El 5 de diciembre, tomaba sus decisiones supremas y escribía a su abogado: «Estoy tan enfermo que tengo miedo de estar a las puertas de la muerte dentro de algunos días.» El 27 de diciembre, añadía: «Voy de mal en peor, no pudiendo ya comer, la cabeza me enloquece… Estoy moribundo. Creo que estaré muerto dentro de dos días» – y le envía el testamento, luego un codicilo – luego cambia de opinión y quiere que sus últimas voluntades permanezcan en manos del notario de Cannes que tiene en depósito todos los papeles de la familia relativos a la sucesión. Pide a su abogado que se ponga de acuerdo con ese notario. Su carta se termina así: «Esto es un adiós que le envío».- GUY DE MAUPASSANT.”

Se puede adivinar el espantoso drama que pasaba entonces por el alma de ese hombre de talento, que había llegado casi a odiar su dones, a maldecir la facultad rara y temible, y, según expresión de Gabriel Clouzet (¡muerto tan joven!) «en soñar con un retorno a la animalidad donde se goza sin sufrir». Había clamado eso en ese formidable pasaje de Sur l’eau: (“… Mi espíritu inquieto, atormentado, hipertrofiado por el trabajo, se arroja a las esperanzas que no son en absoluto de nuestra raza, y luego cae en el desprecio de todo, después de haber constatado la nada, mi cuerpo de animal se emborracha con todas las embriagueces de la vida.

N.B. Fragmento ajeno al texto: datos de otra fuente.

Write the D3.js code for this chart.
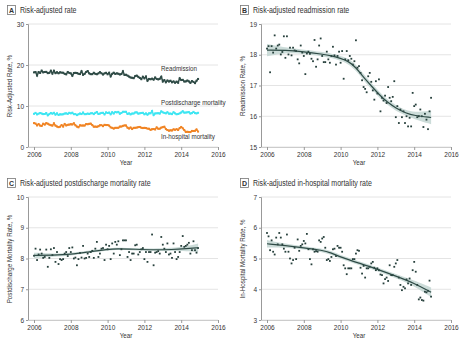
<!DOCTYPE html>
<html>
<head>
<meta charset="utf-8">
<script src="https://cdn.jsdelivr.net/npm/d3@7"></script>
<style>
  body { margin: 0; background: #fff; }
  svg text { font-family: "Liberation Sans", Arial, sans-serif; fill: #333; }
</style>
</head>
<body>
<svg id="chart" width="467" height="345"></svg>
<script>
// monthly values, Jan 2006 .. Dec 2014
var readmission = [
  18.20, 18.28, 17.43, 18.28, 18.07, 18.63, 18.20, 18.30, 18.33, 18.01, 18.09, 18.60,
  17.90, 18.60, 18.01, 18.23, 17.98, 18.23, 18.14, 18.12, 17.85, 17.72, 18.30, 18.07,
  17.96, 17.37, 18.04, 18.10, 18.03, 17.87, 17.79, 18.48, 17.61, 17.85, 18.30, 18.53,
  17.96, 17.76, 17.76, 18.10, 17.85, 17.74, 17.96, 18.26, 17.98, 17.68, 17.96, 18.10,
  17.74, 18.12, 17.22, 17.85, 18.12, 17.82, 17.96, 17.87, 17.68, 17.79, 18.47, 17.58,
  17.63, 17.41, 17.17, 16.95, 16.89, 16.78, 17.30, 17.41, 17.12, 16.84, 16.54, 17.14,
  16.74, 17.20, 16.16, 16.60, 16.51, 16.67, 16.43, 16.95, 16.60, 16.49, 16.63, 17.14,
  15.97, 16.33, 15.78, 16.22, 15.97, 16.16, 15.78, 16.00, 15.67, 15.95, 15.67, 16.76,
  16.33, 16.38, 15.97, 16.00, 16.22, 16.00, 15.65, 16.08, 15.89, 15.58, 16.16, 16.60
];
var postdischarge = [
  8.09, 8.32, 7.95, 8.13, 8.29, 8.16, 8.02, 8.05, 8.29, 7.73, 8.02, 8.30,
  8.11, 8.34, 7.89, 8.21, 7.82, 7.98, 7.95, 7.98, 8.16, 8.21, 8.08, 8.34,
  8.21, 8.36, 8.00, 8.03, 7.78, 7.98, 8.18, 8.03, 8.41, 8.00, 8.02, 8.16,
  8.05, 8.21, 8.25, 8.02, 8.32, 8.54, 8.05, 8.16, 8.32, 8.34, 7.95, 8.45,
  8.30, 8.41, 7.98, 8.49, 8.16, 8.54, 8.45, 8.56, 8.11, 8.30, 8.59, 8.59,
  8.59, 8.05, 8.21, 7.95, 8.16, 8.16, 8.43, 8.45, 8.13, 8.21, 8.30, 8.34,
  7.98, 8.21, 7.89, 8.21, 8.21, 8.78, 7.78, 8.19, 8.21, 8.24, 8.16, 8.70,
  8.45, 8.32, 8.21, 8.49, 8.13, 8.16, 8.02, 8.49, 8.21, 7.98, 8.05, 8.21,
  8.41, 8.73, 8.38, 8.41, 8.45, 8.51, 8.16, 8.27, 8.56, 8.27, 8.19, 8.34
];
var inhospital = [
  5.83, 5.72, 5.27, 5.59, 5.22, 5.13, 5.68, 5.46, 5.83, 5.68, 5.46, 5.32,
  5.22, 5.78, 5.22, 5.00, 4.84, 4.95, 5.35, 4.98, 5.62, 5.25, 5.41, 5.46,
  5.57, 5.49, 5.80, 5.30, 4.98, 4.81, 5.30, 5.22, 5.24, 5.22, 5.59, 5.54,
  5.65, 5.70, 5.35, 4.95, 4.98, 4.92, 5.05, 5.30, 5.32, 5.08, 5.41, 5.35,
  5.35, 5.22, 4.78, 4.68, 4.49, 4.68, 4.68, 4.68, 4.98, 4.98, 5.16, 5.27,
  5.25, 4.70, 4.51, 4.76, 4.38, 4.68, 4.68, 4.73, 4.84, 4.89, 4.70, 4.62,
  4.68, 4.62, 4.48, 4.46, 4.19, 4.33, 4.38, 4.27, 4.78, 4.46, 4.46, 4.73,
  4.84, 4.95, 4.38, 4.14, 3.97, 4.08, 4.03, 4.32, 4.19, 4.35, 4.14, 4.62,
  4.89, 4.57, 4.14, 3.67, 3.73, 3.65, 3.63, 3.92, 3.90, 3.95, 4.28, 3.76
];

// smoothed fits: [year, fit, half width of band]
var readmissionFit = [
  [2006, 18.15, 0.20], [2007, 18.15, 0.08], [2008, 18.10, 0.07], [2009, 18.02, 0.07],
  [2009.5, 17.97, 0.07], [2010, 17.88, 0.08], [2010.4, 17.80, 0.09], [2010.85, 17.58, 0.10],
  [2011.2, 17.30, 0.10], [2011.65, 17.00, 0.10], [2012.1, 16.70, 0.10], [2012.55, 16.45, 0.09],
  [2013, 16.27, 0.09], [2013.55, 16.10, 0.09], [2014, 16.02, 0.11], [2014.92, 15.96, 0.22]
];
var postdischargeFit = [
  [2006, 8.10, 0.09], [2007, 8.11, 0.05], [2008, 8.13, 0.04], [2009, 8.22, 0.04],
  [2010, 8.30, 0.04], [2010.5, 8.32, 0.04], [2011.5, 8.30, 0.04], [2012.5, 8.28, 0.04],
  [2013.5, 8.29, 0.05], [2014.3, 8.32, 0.08], [2014.92, 8.35, 0.14]
];
var inhospitalFit = [
  [2006, 5.48, 0.12], [2007, 5.42, 0.06], [2008, 5.35, 0.05], [2009, 5.27, 0.06],
  [2009.5, 5.18, 0.06], [2010, 5.05, 0.06], [2011, 4.85, 0.06], [2012, 4.65, 0.06],
  [2013, 4.43, 0.07], [2014, 4.20, 0.09], [2014.92, 3.90, 0.16]
];

var yearTicks = [2006, 2008, 2010, 2012, 2014, 2016];
var rateTicks = [0, 10, 20, 30];
var readmitTicks = [15, 16, 17, 18, 19];
var postTicks = [6, 7, 8, 9, 10];
var inhospTicks = [3, 4, 5, 6, 7];

var svg = d3.select("#chart");
var dark = "#2f4b46";
var narrow = 0.78; // reference font is condensed

function toPoints(arr) {
  return arr.map(function (v, i) { return { year: 2006 + i / 12, value: v }; });
}

// condensed-looking text
function label(g, x, y, txt, size, anchor, rot) {
  return g.append("text")
    .attr("transform", "translate(" + x + "," + y + ")" + (rot ? " rotate(" + rot + ")" : "") + " scale(" + narrow + ",1)")
    .attr("text-anchor", anchor || "start")
    .style("font-size", size + "px")
    .text(txt);
}

function panel(opt) {
  var g = svg.append("g").attr("transform", "translate(" + opt.x + "," + opt.y + ")");
  var x = d3.scaleLinear().domain([2006, 2016]).range([34, 218]);
  var y = d3.scaleLinear().domain(opt.domain).range([147, 24]);

  // title
  g.append("rect").attr("x", 7.5).attr("y", 5.5).attr("width", 8).attr("height", 9)
    .attr("fill", "#fff").attr("stroke", "#777").attr("stroke-width", 0.8);
  g.append("text").attr("x", 11.5).attr("y", 12.6).attr("text-anchor", "middle")
    .style("font-size", "7px").style("font-weight", "bold").text(opt.letter);
  label(g, 20, 13, opt.title, 9);

  // grid
  g.selectAll(".grid").data(opt.ticks).enter().append("line")
    .attr("x1", 28).attr("x2", 218)
    .attr("y1", function (d) { return y(d); }).attr("y2", function (d) { return y(d); })
    .attr("stroke", "#e4e4e4").attr("stroke-width", 1);

  // y axis
  var ya = g.append("g").attr("transform", "translate(28,0)")
    .call(d3.axisLeft(y).tickValues(opt.ticks).tickSize(2).tickPadding(2).tickFormat(d3.format("d")));
  ya.select(".domain").attr("stroke", "#999");
  ya.selectAll(".tick line").attr("stroke", "#999");
  ya.selectAll("text").style("font-size", "6.5px").attr("fill", "#444");

  // x axis
  var xa = g.append("g").attr("transform", "translate(0,147)")
    .call(d3.axisBottom(x).tickValues(yearTicks).tickSize(3).tickPadding(2).tickFormat(d3.format("d")));
  xa.select(".domain").attr("stroke", "#ccc").attr("d", "M28,0.5H218");
  xa.selectAll(".tick line").attr("stroke", "#999");
  xa.selectAll("text").style("font-size", "6.5px").attr("fill", "#444");

  label(g, 126, 165, "Year", 8, "middle");
  label(g, 12, 86, opt.ylabel, 8, "middle", -90);

  return { g: g, x: x, y: y };
}

function fitPanel(p, data, fit) {
  var area = d3.area().curve(d3.curveBasis)
    .x(function (d) { return p.x(d[0]); })
    .y0(function (d) { return p.y(d[1] - d[2]); })
    .y1(function (d) { return p.y(d[1] + d[2]); });
  p.g.append("path").datum(fit).attr("d", area).attr("fill", "#c3d6d2").attr("opacity", 0.85);

  p.g.selectAll(".pt").data(toPoints(data)).enter().append("rect")
    .attr("x", function (d) { return p.x(d.year) - 0.9; })
    .attr("y", function (d) { return p.y(d.value) - 0.9; })
    .attr("width", 1.8).attr("height", 1.8).attr("fill", "#27403c");

  var line = d3.line().curve(d3.curveBasis)
    .x(function (d) { return p.x(d[0]); })
    .y(function (d) { return p.y(d[1]); });
  p.g.append("path").datum(fit).attr("d", line).attr("fill", "none")
    .attr("stroke", dark).attr("stroke-width", 1.2);
}

// A
var pa = panel({ x: 0, y: 0, letter: "A", title: "Risk-adjusted rate", domain: [0, 30],
  ticks: rateTicks, ylabel: "Risk-Adjusted Rate, %" });
var seriesA = [
  { name: "Readmission", data: readmission, color: "#2f4b46", ly: 71 },
  { name: "Postdischarge mortality", data: postdischarge, color: "#3ee6f2", ly: 105 },
  { name: "In-hospital mortality", data: inhospital, color: "#f08424", ly: 139 }
];
seriesA.forEach(function (s) {
  var pts = toPoints(s.data);
  var line = d3.line().x(function (d) { return pa.x(d.year); }).y(function (d) { return pa.y(d.value); });
  pa.g.append("path").datum(pts).attr("d", line).attr("fill", "none")
    .attr("stroke", s.color).attr("stroke-width", 1.5);
  pa.g.selectAll(null).data(pts).enter().append("rect")
    .attr("x", function (d) { return pa.x(d.year) - 1; })
    .attr("y", function (d) { return pa.y(d.value) - 1; })
    .attr("width", 2).attr("height", 2).attr("fill", s.color);
  label(pa.g, 161, s.ly, s.name, 8);
});

// B
var pb = panel({ x: 233, y: 0, letter: "B", title: "Risk-adjusted readmission rate", domain: [15, 19],
  ticks: readmitTicks, ylabel: "Readmission Rate, %" });
fitPanel(pb, readmission, readmissionFit);

// C
var pc = panel({ x: 0, y: 173, letter: "C", title: "Risk-adjusted postdischarge mortality rate", domain: [6, 10],
  ticks: postTicks, ylabel: "Postdischarge Mortality Rate, %" });
fitPanel(pc, postdischarge, postdischargeFit);

// D
var pd = panel({ x: 233, y: 173, letter: "D", title: "Risk-adjusted in-hospital mortality rate", domain: [3, 7],
  ticks: inhospTicks, ylabel: "In-Hospital Mortality Rate, %" });
fitPanel(pd, inhospital, inhospitalFit);
</script>
</body>
</html>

Amo el cielo como un pájaro, los bosques como un lobo merodeador, las rocas como un camello, la hierba profunda para rodar en ella, para correr como un caballo, y el agua límpida para nadar como un pez. Siento bullir en mí como algo de todas las especies de animales, de todos los instintos, de todos los confusos deseos de las criaturas inferiores. Amo la tierra como ellas y no como ustedes, los hombres, la amo sin admirarla, sin poetizarla, sin exaltarme. Amo con un amor bestial y profundo, miserable y sagrado, todo lo que vive, todo lo que empuja, todo lo que se ve, pues todo eso, dejando calmo mi espíritu, turba mis ojos y mi corazón, todo: los días, las noches, las flores, los mares, las tempestades, los bosques, las auroras, la mirada y la carne de las mujeres.»

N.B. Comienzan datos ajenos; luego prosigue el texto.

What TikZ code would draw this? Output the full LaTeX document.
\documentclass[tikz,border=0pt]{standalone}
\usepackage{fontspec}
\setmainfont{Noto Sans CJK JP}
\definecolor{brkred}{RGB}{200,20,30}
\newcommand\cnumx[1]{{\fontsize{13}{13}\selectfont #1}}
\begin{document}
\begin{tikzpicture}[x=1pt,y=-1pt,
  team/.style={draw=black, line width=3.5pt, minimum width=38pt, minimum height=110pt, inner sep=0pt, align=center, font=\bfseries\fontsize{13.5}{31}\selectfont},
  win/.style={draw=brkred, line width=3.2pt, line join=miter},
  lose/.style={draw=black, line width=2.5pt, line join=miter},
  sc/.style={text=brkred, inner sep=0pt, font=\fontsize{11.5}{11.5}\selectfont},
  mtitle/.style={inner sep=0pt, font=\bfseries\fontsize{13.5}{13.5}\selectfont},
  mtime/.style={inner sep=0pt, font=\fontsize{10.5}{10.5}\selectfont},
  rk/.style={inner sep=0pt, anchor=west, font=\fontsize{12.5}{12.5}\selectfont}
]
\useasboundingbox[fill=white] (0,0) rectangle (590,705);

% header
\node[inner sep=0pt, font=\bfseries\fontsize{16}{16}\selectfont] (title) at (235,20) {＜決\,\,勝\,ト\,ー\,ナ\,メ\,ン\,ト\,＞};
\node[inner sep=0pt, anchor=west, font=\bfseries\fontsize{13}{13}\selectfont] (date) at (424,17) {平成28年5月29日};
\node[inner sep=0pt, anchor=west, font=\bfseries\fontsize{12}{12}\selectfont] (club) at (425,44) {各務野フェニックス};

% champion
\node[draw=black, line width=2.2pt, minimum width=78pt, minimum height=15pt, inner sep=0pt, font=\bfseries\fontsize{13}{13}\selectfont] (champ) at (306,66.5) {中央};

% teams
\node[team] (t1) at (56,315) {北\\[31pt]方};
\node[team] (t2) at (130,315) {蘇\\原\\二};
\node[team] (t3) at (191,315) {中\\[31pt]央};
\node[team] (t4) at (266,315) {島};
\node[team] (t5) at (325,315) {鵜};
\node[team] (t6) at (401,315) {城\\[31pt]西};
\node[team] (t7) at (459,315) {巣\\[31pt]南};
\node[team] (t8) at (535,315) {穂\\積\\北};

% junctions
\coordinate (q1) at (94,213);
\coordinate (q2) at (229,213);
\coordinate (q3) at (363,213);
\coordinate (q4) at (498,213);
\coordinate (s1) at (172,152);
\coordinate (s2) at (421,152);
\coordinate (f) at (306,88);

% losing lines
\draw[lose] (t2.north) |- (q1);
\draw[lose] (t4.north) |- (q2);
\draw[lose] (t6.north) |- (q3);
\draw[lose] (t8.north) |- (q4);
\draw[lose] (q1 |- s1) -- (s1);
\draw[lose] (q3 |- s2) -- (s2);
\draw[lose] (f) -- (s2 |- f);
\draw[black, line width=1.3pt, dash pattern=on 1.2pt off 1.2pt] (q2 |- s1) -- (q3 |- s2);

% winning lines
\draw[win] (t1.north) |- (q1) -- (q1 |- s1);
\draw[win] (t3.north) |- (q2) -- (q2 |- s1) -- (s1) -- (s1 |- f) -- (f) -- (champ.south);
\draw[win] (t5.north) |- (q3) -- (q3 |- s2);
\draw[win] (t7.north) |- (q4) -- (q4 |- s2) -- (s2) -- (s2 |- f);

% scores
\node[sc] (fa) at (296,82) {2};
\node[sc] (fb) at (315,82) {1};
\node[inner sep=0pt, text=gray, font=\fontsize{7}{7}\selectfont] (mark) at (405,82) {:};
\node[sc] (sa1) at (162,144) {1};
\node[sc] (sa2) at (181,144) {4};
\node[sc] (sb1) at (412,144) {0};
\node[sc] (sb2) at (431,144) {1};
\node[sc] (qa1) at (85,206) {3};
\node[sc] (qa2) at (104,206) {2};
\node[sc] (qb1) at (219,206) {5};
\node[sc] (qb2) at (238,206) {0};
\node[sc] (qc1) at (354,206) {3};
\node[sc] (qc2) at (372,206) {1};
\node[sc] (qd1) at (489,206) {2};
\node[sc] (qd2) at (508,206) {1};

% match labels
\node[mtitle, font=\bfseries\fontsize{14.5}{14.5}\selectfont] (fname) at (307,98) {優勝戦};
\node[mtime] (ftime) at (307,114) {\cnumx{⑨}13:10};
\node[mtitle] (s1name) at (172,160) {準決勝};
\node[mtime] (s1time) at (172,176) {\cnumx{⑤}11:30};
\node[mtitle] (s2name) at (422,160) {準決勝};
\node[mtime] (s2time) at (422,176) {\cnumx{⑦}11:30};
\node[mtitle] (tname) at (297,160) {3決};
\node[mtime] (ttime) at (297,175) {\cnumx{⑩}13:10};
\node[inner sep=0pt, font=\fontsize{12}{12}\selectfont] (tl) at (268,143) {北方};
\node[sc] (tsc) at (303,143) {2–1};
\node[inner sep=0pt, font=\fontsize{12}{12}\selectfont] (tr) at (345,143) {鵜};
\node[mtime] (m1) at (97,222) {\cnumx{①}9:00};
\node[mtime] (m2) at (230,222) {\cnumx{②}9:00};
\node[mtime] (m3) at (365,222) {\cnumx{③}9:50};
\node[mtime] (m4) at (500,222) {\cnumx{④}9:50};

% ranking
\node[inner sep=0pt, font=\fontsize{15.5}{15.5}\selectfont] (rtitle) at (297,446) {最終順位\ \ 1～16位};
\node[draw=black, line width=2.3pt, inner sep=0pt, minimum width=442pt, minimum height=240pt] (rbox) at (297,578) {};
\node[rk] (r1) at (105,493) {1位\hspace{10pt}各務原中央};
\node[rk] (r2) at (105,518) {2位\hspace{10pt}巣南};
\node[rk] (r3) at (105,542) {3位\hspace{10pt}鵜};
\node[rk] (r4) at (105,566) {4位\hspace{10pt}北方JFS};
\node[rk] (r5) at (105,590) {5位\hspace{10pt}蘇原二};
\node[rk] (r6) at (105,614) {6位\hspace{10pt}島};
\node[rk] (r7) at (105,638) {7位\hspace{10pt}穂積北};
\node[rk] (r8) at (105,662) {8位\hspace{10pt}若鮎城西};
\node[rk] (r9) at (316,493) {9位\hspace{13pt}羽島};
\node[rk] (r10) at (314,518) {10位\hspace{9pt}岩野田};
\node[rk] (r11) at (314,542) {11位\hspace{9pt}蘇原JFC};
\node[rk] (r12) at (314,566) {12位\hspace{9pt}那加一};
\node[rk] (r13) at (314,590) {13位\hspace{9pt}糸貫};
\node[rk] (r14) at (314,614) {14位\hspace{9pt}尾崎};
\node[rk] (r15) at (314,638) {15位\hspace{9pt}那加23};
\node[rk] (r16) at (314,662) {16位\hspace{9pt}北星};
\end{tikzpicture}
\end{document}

Uno piensa en las últimas jornadas del tío de Guy, en la agonía de Alfred le Poittevin contada por Flaubert,  Alfred le Poittevin que había escrito en Une promenade de Bélial: «El se irá, alegre pájaro, a saludar en los pinos, al sol que sale» y que, desfalleciendo sobre su cama de moribundo, balbuceaba, viendo el sol entrar en la habitación por la ventana abierta:

–¡Cerradla… Es demasiado hermoso… Es demasiado hermoso!

 

Georges Normandy

Suplemento literario del domingo. Le Figaro  29 de mayo de 1926.
Traducción de José M. Ramos González. Enero 2017.